# WHAT IS EXPECTED:
Copy out the whole listing exactly as written, leaving the pictures behind.

# GIVEN MATERIAL:

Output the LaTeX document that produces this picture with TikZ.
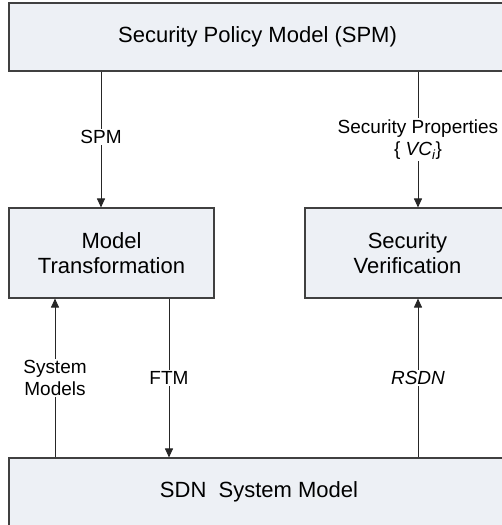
\documentclass[tikz,border=0pt]{standalone}
\usepackage{fontspec}
\setmainfont{Liberation Sans}
\usetikzlibrary{arrows.meta}
\definecolor{boxfill}{HTML}{EDF0F5}
\definecolor{boxline}{HTML}{404040}
\tikzset{
  blk/.style={draw=boxline, line width=1.1pt, fill=boxfill, align=center,
    font=\fontsize{22}{25}\selectfont, inner sep=0pt},
  arr/.style={draw=black!85, line width=0.9pt, -{Triangle[length=9pt,width=8pt]}},
  lbl/.style={fill=white, align=center, inner sep=1.5pt,
    font=\fontsize{19}{22}\selectfont, text=black}
}
\begin{document}
\begin{tikzpicture}[x=1pt,y=-1pt]
\clip (0,0) rectangle (502,525);
\fill[white] (0,0) rectangle (502,525);
\node[blk, minimum width=497pt, minimum height=68pt] (spm) at (257.5,37) {Security Policy Model (SPM)};
\node[blk, minimum width=205pt, minimum height=90pt] (mt) at (111.5,253) {Model\\Transformation};
\node[blk, minimum width=205pt, minimum height=90pt] (sv) at (407.5,253) {Security\\Verification};
\node[blk, minimum width=500pt, minimum height=68pt] (sdn) at (259,492) {SDN\ \ System Model};
\coordinate (xa) at (101,0);
\coordinate (xb) at (418,0);
\coordinate (xc) at (55,0);
\coordinate (xd) at (169,0);
\draw[arr] (spm.south -| xa) -- node[lbl, pos=0.48] {SPM} (mt.north -| xa);
\draw[arr] (spm.south -| xb) -- node[lbl, pos=0.5] {Security Properties\\\{ \textit{VC\textsubscript{i}}\}} (sv.north -| xb);
\draw[arr] (sdn.north -| xc) -- node[lbl] {System\\Models} (mt.south -| xc);
\draw[arr] (mt.south -| xd) -- node[lbl] {FTM} (sdn.north -| xd);
\draw[arr] (sdn.north -| xb) -- node[lbl] {\textit{RSDN}} (sv.south -| xb);
\end{tikzpicture}
\end{document}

# EXERCISE RESULT:
Output the LaTeX document that produces this picture with TikZ.
\documentclass[tikz,border=0pt]{standalone}
\usepackage{fontspec}
\setmainfont{Liberation Sans}
\usetikzlibrary{arrows.meta}
\definecolor{boxfill}{HTML}{EDF0F5}
\definecolor{boxline}{HTML}{404040}
\tikzset{
  blk/.style={draw=boxline, line width=1.1pt, fill=boxfill, align=center,
    font=\fontsize{22}{25}\selectfont, inner sep=0pt},
  arr/.style={draw=black!85, line width=0.9pt, -{Triangle[length=9pt,width=8pt]}},
  lbl/.style={fill=white, align=center, inner sep=1.5pt,
    font=\fontsize{19}{22}\selectfont, text=black}
}
\begin{document}
\begin{tikzpicture}[x=1pt,y=-1pt]
\clip (0,0) rectangle (502,525);
\fill[white] (0,0) rectangle (502,525);
\node[blk, minimum width=497pt, minimum height=68pt] (spm) at (257.5,37) {Security Policy Model (SPM)};
\node[blk, minimum width=205pt, minimum height=90pt] (mt) at (111.5,253) {Model\\Transformation};
\node[blk, minimum width=205pt, minimum height=90pt] (sv) at (407.5,253) {Security\\Verification};
\node[blk, minimum width=500pt, minimum height=68pt] (sdn) at (259,492) {SDN\ \ System Model};
\coordinate (xa) at (101,0);
\coordinate (xb) at (418,0);
\coordinate (xc) at (55,0);
\coordinate (xd) at (169,0);
\draw[arr] (spm.south -| xa) -- node[lbl, pos=0.48] {SPM} (mt.north -| xa);
\draw[arr] (spm.south -| xb) -- node[lbl, pos=0.5] {Security Properties\\\{ \textit{VC\textsubscript{i}}\}} (sv.north -| xb);
\draw[arr] (sdn.north -| xc) -- node[lbl] {System\\Models} (mt.south -| xc);
\draw[arr] (mt.south -| xd) -- node[lbl] {FTM} (sdn.north -| xd);
\draw[arr] (sdn.north -| xb) -- node[lbl] {\textit{RSDN}} (sv.south -| xb);
\end{tikzpicture}
\end{document}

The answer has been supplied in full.